Time: People said we were super tough to do it in a day. Matt just said he spent 20 days up there. I'd say he and his lady are the tough ones! I'm too old and lazy to camp. Seriously though, sleeping at altitude is very debilitating. Coming out of the Canaleta, we were passing people on the summit ridge like they were standing still. That's because they almost were: we were well rested, while they were shot. I believe the traditional advice should be reconsidered (read next).
Acclimatization: Most of what we've heard is old wives tales; the science is different. There is a very high variability in people's response to altitude, and a number of conflicting factors at work, but here are two quickies:
1) For most people, it is far better to go as high as you can, as fast as you can, and then get out of there even faster, rather than move slowly; that traditional method simply exposes you to the deleterious factors longer. But if you can't get out of there fast, you're screwed. It's all or nothing.
2) It takes 19 days to make a red blood cell.

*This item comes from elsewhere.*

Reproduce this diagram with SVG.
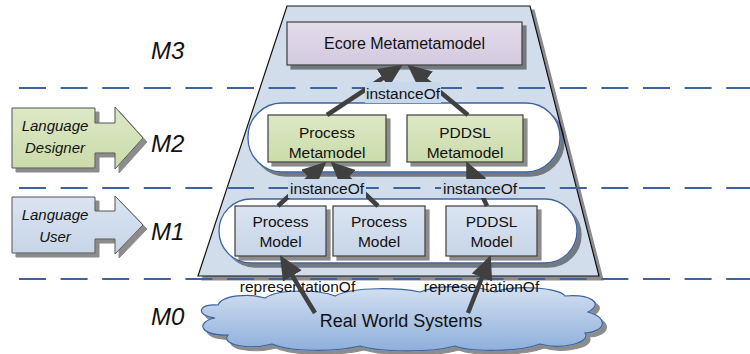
<svg xmlns="http://www.w3.org/2000/svg" width="750" height="354" viewBox="0 0 750 354">
<style>
text{font-family:"Liberation Sans",Arial,sans-serif;fill:#111}
.m{font-size:24px;font-style:italic}
.box{stroke:#3c3c3c;stroke-width:1.2}
.lbl{font-size:15.5px;text-anchor:middle}
.cont{fill:#fff;stroke:#3b64a0;stroke-width:1.3}
.dash{stroke:#3b64a0;stroke-width:2;stroke-dasharray:27 14.6;fill:none}
.arr{stroke:#404040;stroke-width:4.5;fill:none;marker-end:url(#ah)}
.bg{fill:#c9d7ea}
.call{font-size:15px;font-style:italic;text-anchor:middle}
</style>
<defs>
<filter id="sh" x="-10%" y="-10%" width="130%" height="140%">
<feDropShadow dx="4" dy="4" stdDeviation="0.6" flood-color="#000" flood-opacity="0.45"/>
</filter>
<marker id="ah" markerUnits="userSpaceOnUse" markerWidth="26" markerHeight="24" refX="10" refY="11" orient="auto">
<path d="M0,0 L24,11 L0,22 Z" fill="#404040"/>
</marker>
<linearGradient id="gP" x1="0" y1="0" x2="0" y2="1"><stop offset="0" stop-color="#e4dcec"/><stop offset="1" stop-color="#d3c9de"/></linearGradient>
<linearGradient id="gG" x1="0" y1="0" x2="0" y2="1"><stop offset="0" stop-color="#dde8c6"/><stop offset="1" stop-color="#cbdcaa"/></linearGradient>
<linearGradient id="gB" x1="0" y1="0" x2="0" y2="1"><stop offset="0" stop-color="#dbe4f1"/><stop offset="1" stop-color="#c6d5e8"/></linearGradient>
<linearGradient id="gC" x1="0" y1="0" x2="0" y2="1"><stop offset="0" stop-color="#d3e0f1"/><stop offset="1" stop-color="#8eafdb"/></linearGradient>
</defs>

<g id="pyramid">
<polygon points="287,6 530,6 599,276 198,276" fill="#d1ddeb" stroke="#111" stroke-width="1.2" filter="url(#sh)"/>
</g>

<g id="levels">
<line class="dash" x1="19" y1="88" x2="750" y2="88"/>
<line class="dash" x1="19" y1="188" x2="750" y2="188"/>
<line class="dash" x1="19" y1="279" x2="750" y2="279"/>
<text class="m" x="151" y="59">M3</text>
<text class="m" x="151" y="152">M2</text>
<text class="m" x="151" y="240">M1</text>
<text class="m" x="151" y="325">M0</text>
</g>

<g id="designer">
<path d="M12,108 H95 V123 H115 V107 L143,138 L115,169 V153 H95 V168 H12 Z" fill="url(#gG)" stroke="#555" stroke-width="1" filter="url(#sh)"/>
<text class="call" x="55" y="131">Language</text>
<text class="call" x="55" y="153">Designer</text>
</g>
<g id="user">
<path d="M12,197 H95 V211 H115 V196 L143,225 L115,254 V239 H95 V253 H12 Z" fill="url(#gB)" stroke="#555" stroke-width="1" filter="url(#sh)"/>
<text class="call" x="55" y="220">Language</text>
<text class="call" x="55" y="242">User</text>
</g>

<g id="m2container"><rect class="cont" x="248" y="103" width="312" height="69" rx="34" filter="url(#sh)"/></g>
<g id="m1container"><rect class="cont" x="219" y="199" width="358" height="64" rx="32" filter="url(#sh)"/></g>

<g id="ecore">
<rect class="box" x="287" y="22" width="235" height="43" fill="url(#gP)" filter="url(#sh)"/>
<text x="404.5" y="49" font-size="16" text-anchor="middle">Ecore Metametamodel</text>
</g>
<g id="processMetamodel">
<rect class="box" x="268" y="115" width="118" height="47" fill="url(#gG)" filter="url(#sh)"/>
<text class="lbl" x="327" y="138">Process</text>
<text class="lbl" x="327" y="158">Metamodel</text>
</g>
<g id="pddslMetamodel">
<rect class="box" x="407" y="115" width="116" height="47" fill="url(#gG)" filter="url(#sh)"/>
<text class="lbl" x="465" y="138">PDDSL</text>
<text class="lbl" x="465" y="158">Metamodel</text>
</g>
<g id="processModel1">
<rect class="box" x="235" y="206" width="91" height="50" fill="url(#gB)" filter="url(#sh)"/>
<text class="lbl" x="280.5" y="227">Process</text>
<text class="lbl" x="280.5" y="247">Model</text>
</g>
<g id="processModel2">
<rect class="box" x="333" y="206" width="92" height="50" fill="url(#gB)" filter="url(#sh)"/>
<text class="lbl" x="379" y="227">Process</text>
<text class="lbl" x="379" y="247">Model</text>
</g>
<g id="pddslModel">
<rect class="box" x="446" y="206" width="91" height="50" fill="url(#gB)" filter="url(#sh)"/>
<text class="lbl" x="491.5" y="227">PDDSL</text>
<text class="lbl" x="491.5" y="247">Model</text>
</g>

<g id="realWorld">
<path d="M215,318 C195,316 198,303 218,305 C222,295 250,293 265,298 C280,288 320,290 335,296 C355,286 400,288 420,292 C440,284 480,286 495,292 C515,284 560,288 565,296 C590,294 605,303 588,312 C610,318 605,332 585,333 C592,343 560,350 540,344 C520,352 470,352 455,346 C430,353 380,352 360,346 C335,352 290,352 272,344 C250,350 220,345 228,335 C200,336 195,322 215,318 Z" fill="url(#gC)" stroke="#3b64a0" stroke-width="1.2" filter="url(#sh)"/>
<text x="401" y="327" font-size="18" text-anchor="middle">Real World Systems</text>
</g>

<g id="connectors">
<text class="lbl" x="297.5" y="292" font-size="16">representationOf</text>
<text class="lbl" x="481.5" y="292" font-size="16">representationOf</text>
<line class="arr" x1="327" y1="115" x2="391" y2="72.6"/>
<line class="arr" x1="468" y1="115" x2="418.2" y2="73.7"/>
<line class="arr" x1="278" y1="206" x2="316.1" y2="171.1"/>
<line class="arr" x1="378" y1="206" x2="340.8" y2="171.2"/>
<line class="arr" x1="487" y1="206" x2="472.1" y2="173.9"/>
<line class="arr" x1="315" y1="313" x2="287.2" y2="267.3"/>
<line class="arr" x1="468" y1="313" x2="485.6" y2="268.2"/>
<rect class="bg" x="365" y="82" width="76" height="21"/>
<text class="lbl" x="403" y="99">instanceOf</text>
<rect class="bg" x="288" y="179" width="78" height="19"/>
<text class="lbl" x="327" y="194">instanceOf</text>
<rect class="bg" x="441" y="179" width="78" height="19"/>
<text class="lbl" x="480" y="194">instanceOf</text>
</g>
</svg>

Chemical Heat Packs: We used the same thing you'll find in REI or any hardware/hunting store: air activated (iron). Work great. Big mittens/boots insulate, but if your hand or foot is already cold, insulation has no effect, so don't even think of comparing these. Heat packs ADD warmth, which the most massive insulation cannot do. As someone noted, the higher you go, the less oxygen, so the less heat, but that's almost better; they are normally too hot, and the low O2 means they last longer.
Falling to your death while sitting down on ice wearing slick nylon pants to adjust your crampons: Definitely happens. I don't recommend it, as stupidity is often fatal in these environments. A great partner is probably the safest piece of equipment you can have, followed by training, experience, and judgement. Equipment would be #5.